I really didn’t feel like I saw the best of Tonbridge Angels, and midweek games – particularly in different counties – are tough beasts when players have work commitments during the day. It’s no shock that a lot of midweek fixtures see home wins from Step Three down. Although Henly made some fine saves, he also dropped a fine bollock, so for me, Xavier Vidal was the brightest spot for the Angels today. He never hid in the midfield engine room, demanded the ball and was at the heart of the (few) good things Tonbridge did in possession.

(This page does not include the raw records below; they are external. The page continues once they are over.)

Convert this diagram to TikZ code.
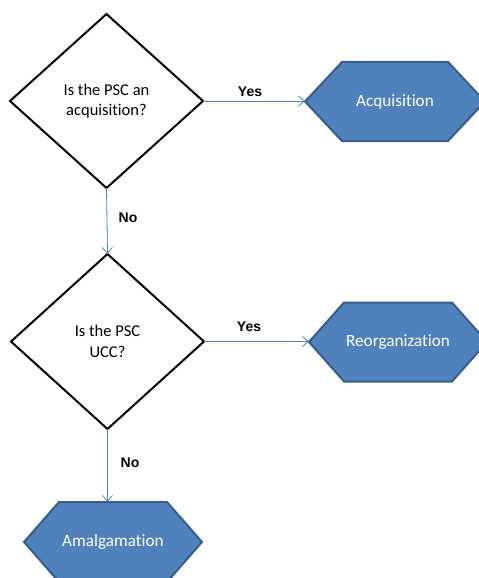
\documentclass[tikz,border=0pt]{standalone}
\usepackage{fontspec}
\setmainfont{Carlito}[Ligatures=NoCommon]
\newfontfamily\labfont{Liberation Sans}
\usetikzlibrary{shapes.geometric,arrows.meta,backgrounds}
\definecolor{hexfill}{HTML}{4F81BD}
\definecolor{hexline}{HTML}{385D8A}
\definecolor{conncol}{HTML}{4F81BD}
\tikzset{
  decision/.style={diamond, draw=black, line width=2bp, fill=white, inner sep=0pt,
    outer sep=0pt, align=center, font=\fontsize{16.5bp}{20.5bp}\selectfont},
  hexnode/.style={rectangle, inner sep=0pt, outer sep=0pt, text=white,
    font=\fontsize{17.2bp}{20bp}\selectfont},
  hexdraw/.style={fill=hexfill, draw=hexline, line width=2bp, line join=miter},
  conn/.style={draw=conncol, line width=0.8bp, -{Straight Barb[length=6bp,width=10bp,line width=0.8bp]}},
  lab/.style={font=\labfont\bfseries\fontsize{14bp}{16bp}\selectfont, inner sep=0pt}
}
\newcommand{\hexshape}[2]{%
  \draw[hexdraw] (#1.west) -- ([xshift=#2]#1.north west) -- ([xshift=-#2]#1.north east)
    -- (#1.east) -- ([xshift=-#2]#1.south east) -- ([xshift=#2]#1.south west) -- cycle;}
\begin{document}
\begin{tikzpicture}[x=1bp,y=-1bp]
\useasboundingbox (0,0) rectangle (479,578);
\clip (0,0) rectangle (479,578);
% decisions
\node[decision, minimum width=193bp, minimum height=174bp] (d1) at (106.5,101) {Is the PSC an\\acquisition?};
\node[decision, minimum width=193bp, minimum height=175bp] (d2) at (107.5,341.5) {Is the PSC\\UCC?};
% outcome nodes
\node[hexnode, minimum width=180bp, minimum height=79bp] (acq) at (395,101.5) {Acquisition};
\node[hexnode, minimum width=178bp, minimum height=79bp] (reo) at (398,342) {Reorganization};
\node[hexnode, minimum width=178bp, minimum height=80bp] (amal) at (113,542) {Amalgamation};
\begin{scope}[on background layer]
  \hexshape{acq}{37bp}
  \hexshape{reo}{35bp}
  \hexshape{amal}{35bp}
\end{scope}
% connectors
\draw[conn] (d1.east) -- (d1.east -| acq.west);
\draw[conn] (d1.south) -- (d2.north);
\draw[conn] (d2.east) -- (d2.east -| reo.west);
\draw[conn] (d2.south) -- (d2.south |- amal.north);
% labels
\node[lab] (y1) at (250,92) {Yes};
\node[lab] (n1) at (128,218) {No};
\node[lab] (y2) at (249,327) {Yes};
\node[lab] (n2) at (130,463) {No};
\end{tikzpicture}
\end{document}
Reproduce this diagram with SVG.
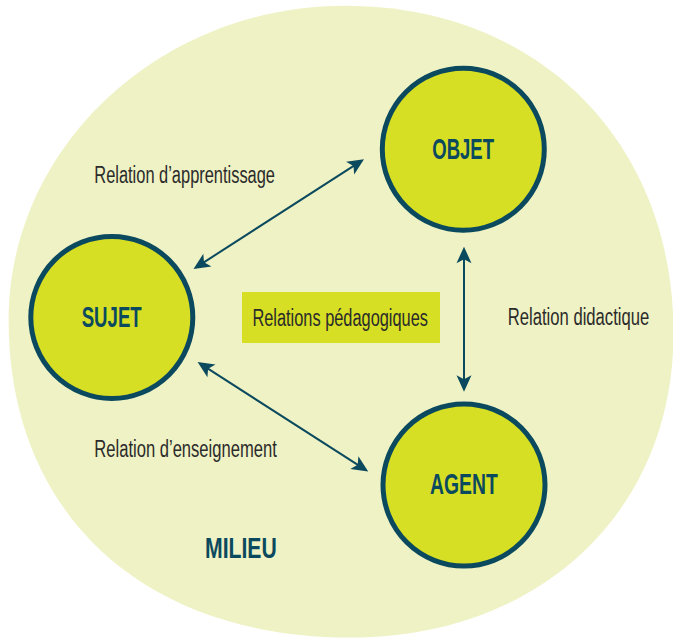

As for Man of the Match, Mummery and Wright worked hard up front, and Gasson organised the defence well. I also thought that whilst Fiddes provided the technical and creative touch, probably showing the most flair in midfield he’d have been unable to do so without the graft of Gallagher and Robinson. However, the two key performers tonight were Sam Williams and Tom Bird. Former Wales U19 Williams played a key role in the first goal, and was up and down his line all evening, just as Bird was on the left flank, however, I have to give the Man of the Match to Bird. In addition to being the spitting image of Luke Shaw, he absolutely ran himself into the ground this evening, and was thoroughly spent by the end of it. Despite this, he retained a technical quality, and rarely made the wrong decision in or out of possession.
With Leiston at home to come on Saturday, the Met Police should be feeling confident. Although they have played more games than all the teams around them, there is no guarantee those sides will win those matches, and I can really see them making a late season surge for the Play Offs.